[Raw data]:
_ _ _ _ _ _ _

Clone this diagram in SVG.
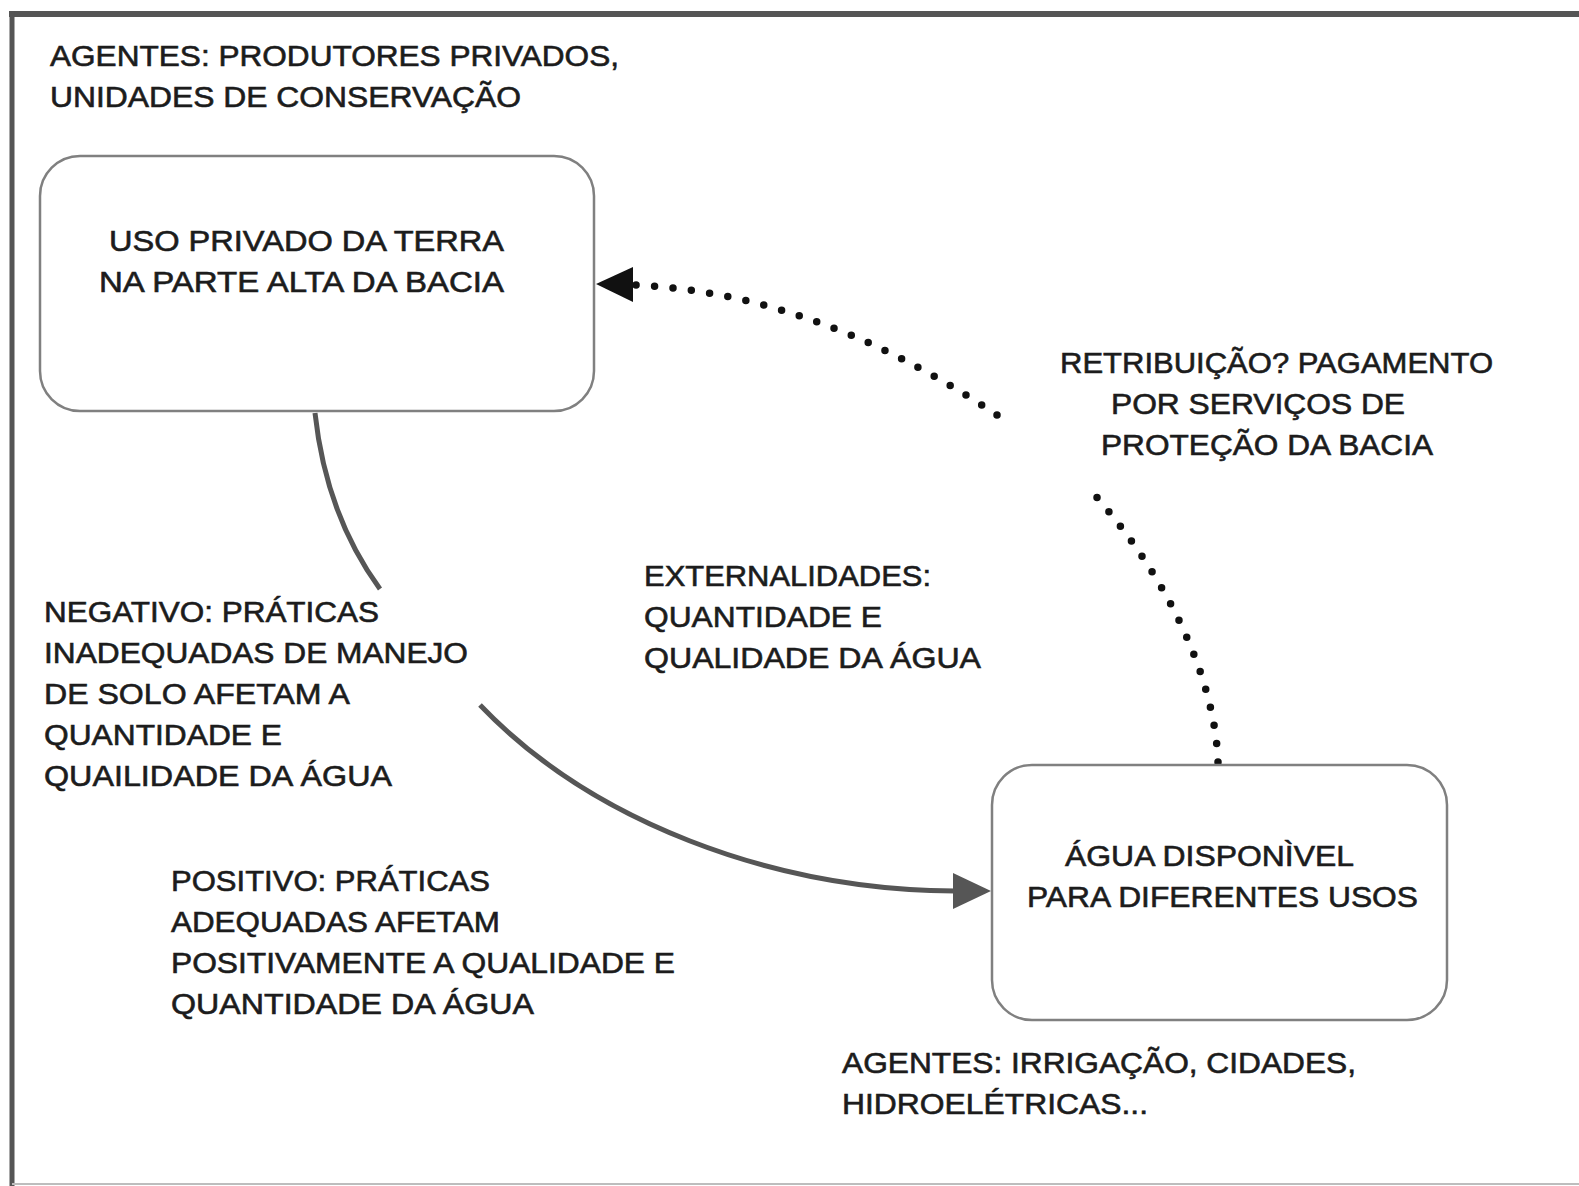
<svg xmlns="http://www.w3.org/2000/svg" width="1579" height="1186" viewBox="0 0 1579 1186">
<defs>
<style>
.t{font-family:"Liberation Sans",Arial,sans-serif;font-size:29px;fill:#1c1c1c;stroke:#1c1c1c;stroke-width:0.6;}
.box{fill:#fff;stroke:#808080;stroke-width:2.5;}
.solid{fill:none;stroke:#565656;stroke-width:5;stroke-linecap:butt;}
.dot{fill:none;stroke:#111;stroke-width:7.5;stroke-linecap:round;stroke-dasharray:0 18.5;}
</style>
</defs>
<rect x="0" y="0" width="1579" height="1186" fill="#fff"/>
<g id="frame">
<line x1="9" y1="14" x2="1579" y2="14" stroke="#555" stroke-width="6"/>
<line x1="12" y1="11" x2="12" y2="1186" stroke="#555" stroke-width="5"/>
<line x1="12" y1="1184" x2="1579" y2="1184" stroke="#bdbdbd" stroke-width="2"/>
</g>
<g id="connectors">
<path class="solid" d="M 315 413 Q 326 515 380 589"/>
<path class="solid" d="M 480 705 C 590 820 770 890 955 891"/>
<polygon points="953,873 991,891 953,909" fill="#565656"/>
<path class="dot" d="M 1218 762 C 1215 680 1170 580 1093 493"/>
<path class="dot" d="M 997 415 C 900 350 780 292 636 285"/>
<polygon points="596,284 633,267 633,302" fill="#111"/>
</g>
<g id="label-agentes-top">
<text class="t" x="50" y="66" textLength="569" lengthAdjust="spacingAndGlyphs">AGENTES: PRODUTORES PRIVADOS,</text>
<text class="t" x="50" y="107" textLength="471" lengthAdjust="spacingAndGlyphs">UNIDADES DE CONSERVAÇÃO</text>
</g>
<g id="node-uso-privado">
<rect class="box" x="40" y="156" width="554" height="255" rx="40" ry="40"/>
<text class="t" x="109" y="251" textLength="395" lengthAdjust="spacingAndGlyphs">USO PRIVADO DA TERRA</text>
<text class="t" x="99" y="292" textLength="405" lengthAdjust="spacingAndGlyphs">NA PARTE ALTA DA BACIA</text>
</g>
<g id="label-retribuicao">
<text class="t" x="1060" y="373" textLength="433" lengthAdjust="spacingAndGlyphs">RETRIBUIÇÃO? PAGAMENTO</text>
<text class="t" x="1111" y="414" textLength="294" lengthAdjust="spacingAndGlyphs">POR SERVIÇOS DE</text>
<text class="t" x="1101" y="455" textLength="332" lengthAdjust="spacingAndGlyphs">PROTEÇÃO DA BACIA</text>
</g>
<g id="label-externalidades">
<text class="t" x="644" y="586" textLength="287" lengthAdjust="spacingAndGlyphs">EXTERNALIDADES:</text>
<text class="t" x="644" y="627" textLength="238" lengthAdjust="spacingAndGlyphs">QUANTIDADE E</text>
<text class="t" x="644" y="668" textLength="337" lengthAdjust="spacingAndGlyphs">QUALIDADE DA ÁGUA</text>
</g>
<g id="label-negativo">
<text class="t" x="44" y="622" textLength="335" lengthAdjust="spacingAndGlyphs">NEGATIVO: PRÁTICAS</text>
<text class="t" x="44" y="663" textLength="424" lengthAdjust="spacingAndGlyphs">INADEQUADAS DE MANEJO</text>
<text class="t" x="44" y="704" textLength="306" lengthAdjust="spacingAndGlyphs">DE SOLO AFETAM A</text>
<text class="t" x="44" y="745" textLength="238" lengthAdjust="spacingAndGlyphs">QUANTIDADE E</text>
<text class="t" x="44" y="786" textLength="348" lengthAdjust="spacingAndGlyphs">QUAILIDADE DA ÁGUA</text>
</g>
<g id="label-positivo">
<text class="t" x="171" y="891" textLength="319" lengthAdjust="spacingAndGlyphs">POSITIVO: PRÁTICAS</text>
<text class="t" x="171" y="932" textLength="329" lengthAdjust="spacingAndGlyphs">ADEQUADAS AFETAM</text>
<text class="t" x="171" y="973" textLength="504" lengthAdjust="spacingAndGlyphs">POSITIVAMENTE A QUALIDADE E</text>
<text class="t" x="171" y="1014" textLength="363" lengthAdjust="spacingAndGlyphs">QUANTIDADE DA ÁGUA</text>
</g>
<g id="node-agua-disponivel">
<rect class="box" x="992" y="765" width="455" height="255" rx="40" ry="40"/>
<text class="t" x="1065" y="866" textLength="289" lengthAdjust="spacingAndGlyphs">ÁGUA DISPONÌVEL</text>
<text class="t" x="1027" y="907" textLength="391" lengthAdjust="spacingAndGlyphs">PARA DIFERENTES USOS</text>
</g>
<g id="label-agentes-bottom">
<text class="t" x="842" y="1073" textLength="514" lengthAdjust="spacingAndGlyphs">AGENTES: IRRIGAÇÃO, CIDADES,</text>
<text class="t" x="842" y="1114" textLength="306" lengthAdjust="spacingAndGlyphs">HIDROELÉTRICAS...</text>
</g>
</svg>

_ _ _ _ _ _ _

[What is needed]:
Repeat the material verbatim. Do not carry over any picture.

[Response]:
Clone this diagram in SVG.
<svg xmlns="http://www.w3.org/2000/svg" width="1579" height="1186" viewBox="0 0 1579 1186">
<defs>
<style>
.t{font-family:"Liberation Sans",Arial,sans-serif;font-size:29px;fill:#1c1c1c;stroke:#1c1c1c;stroke-width:0.6;}
.box{fill:#fff;stroke:#808080;stroke-width:2.5;}
.solid{fill:none;stroke:#565656;stroke-width:5;stroke-linecap:butt;}
.dot{fill:none;stroke:#111;stroke-width:7.5;stroke-linecap:round;stroke-dasharray:0 18.5;}
</style>
</defs>
<rect x="0" y="0" width="1579" height="1186" fill="#fff"/>
<g id="frame">
<line x1="9" y1="14" x2="1579" y2="14" stroke="#555" stroke-width="6"/>
<line x1="12" y1="11" x2="12" y2="1186" stroke="#555" stroke-width="5"/>
<line x1="12" y1="1184" x2="1579" y2="1184" stroke="#bdbdbd" stroke-width="2"/>
</g>
<g id="connectors">
<path class="solid" d="M 315 413 Q 326 515 380 589"/>
<path class="solid" d="M 480 705 C 590 820 770 890 955 891"/>
<polygon points="953,873 991,891 953,909" fill="#565656"/>
<path class="dot" d="M 1218 762 C 1215 680 1170 580 1093 493"/>
<path class="dot" d="M 997 415 C 900 350 780 292 636 285"/>
<polygon points="596,284 633,267 633,302" fill="#111"/>
</g>
<g id="label-agentes-top">
<text class="t" x="50" y="66" textLength="569" lengthAdjust="spacingAndGlyphs">AGENTES: PRODUTORES PRIVADOS,</text>
<text class="t" x="50" y="107" textLength="471" lengthAdjust="spacingAndGlyphs">UNIDADES DE CONSERVAÇÃO</text>
</g>
<g id="node-uso-privado">
<rect class="box" x="40" y="156" width="554" height="255" rx="40" ry="40"/>
<text class="t" x="109" y="251" textLength="395" lengthAdjust="spacingAndGlyphs">USO PRIVADO DA TERRA</text>
<text class="t" x="99" y="292" textLength="405" lengthAdjust="spacingAndGlyphs">NA PARTE ALTA DA BACIA</text>
</g>
<g id="label-retribuicao">
<text class="t" x="1060" y="373" textLength="433" lengthAdjust="spacingAndGlyphs">RETRIBUIÇÃO? PAGAMENTO</text>
<text class="t" x="1111" y="414" textLength="294" lengthAdjust="spacingAndGlyphs">POR SERVIÇOS DE</text>
<text class="t" x="1101" y="455" textLength="332" lengthAdjust="spacingAndGlyphs">PROTEÇÃO DA BACIA</text>
</g>
<g id="label-externalidades">
<text class="t" x="644" y="586" textLength="287" lengthAdjust="spacingAndGlyphs">EXTERNALIDADES:</text>
<text class="t" x="644" y="627" textLength="238" lengthAdjust="spacingAndGlyphs">QUANTIDADE E</text>
<text class="t" x="644" y="668" textLength="337" lengthAdjust="spacingAndGlyphs">QUALIDADE DA ÁGUA</text>
</g>
<g id="label-negativo">
<text class="t" x="44" y="622" textLength="335" lengthAdjust="spacingAndGlyphs">NEGATIVO: PRÁTICAS</text>
<text class="t" x="44" y="663" textLength="424" lengthAdjust="spacingAndGlyphs">INADEQUADAS DE MANEJO</text>
<text class="t" x="44" y="704" textLength="306" lengthAdjust="spacingAndGlyphs">DE SOLO AFETAM A</text>
<text class="t" x="44" y="745" textLength="238" lengthAdjust="spacingAndGlyphs">QUANTIDADE E</text>
<text class="t" x="44" y="786" textLength="348" lengthAdjust="spacingAndGlyphs">QUAILIDADE DA ÁGUA</text>
</g>
<g id="label-positivo">
<text class="t" x="171" y="891" textLength="319" lengthAdjust="spacingAndGlyphs">POSITIVO: PRÁTICAS</text>
<text class="t" x="171" y="932" textLength="329" lengthAdjust="spacingAndGlyphs">ADEQUADAS AFETAM</text>
<text class="t" x="171" y="973" textLength="504" lengthAdjust="spacingAndGlyphs">POSITIVAMENTE A QUALIDADE E</text>
<text class="t" x="171" y="1014" textLength="363" lengthAdjust="spacingAndGlyphs">QUANTIDADE DA ÁGUA</text>
</g>
<g id="node-agua-disponivel">
<rect class="box" x="992" y="765" width="455" height="255" rx="40" ry="40"/>
<text class="t" x="1065" y="866" textLength="289" lengthAdjust="spacingAndGlyphs">ÁGUA DISPONÌVEL</text>
<text class="t" x="1027" y="907" textLength="391" lengthAdjust="spacingAndGlyphs">PARA DIFERENTES USOS</text>
</g>
<g id="label-agentes-bottom">
<text class="t" x="842" y="1073" textLength="514" lengthAdjust="spacingAndGlyphs">AGENTES: IRRIGAÇÃO, CIDADES,</text>
<text class="t" x="842" y="1114" textLength="306" lengthAdjust="spacingAndGlyphs">HIDROELÉTRICAS...</text>
</g>
</svg>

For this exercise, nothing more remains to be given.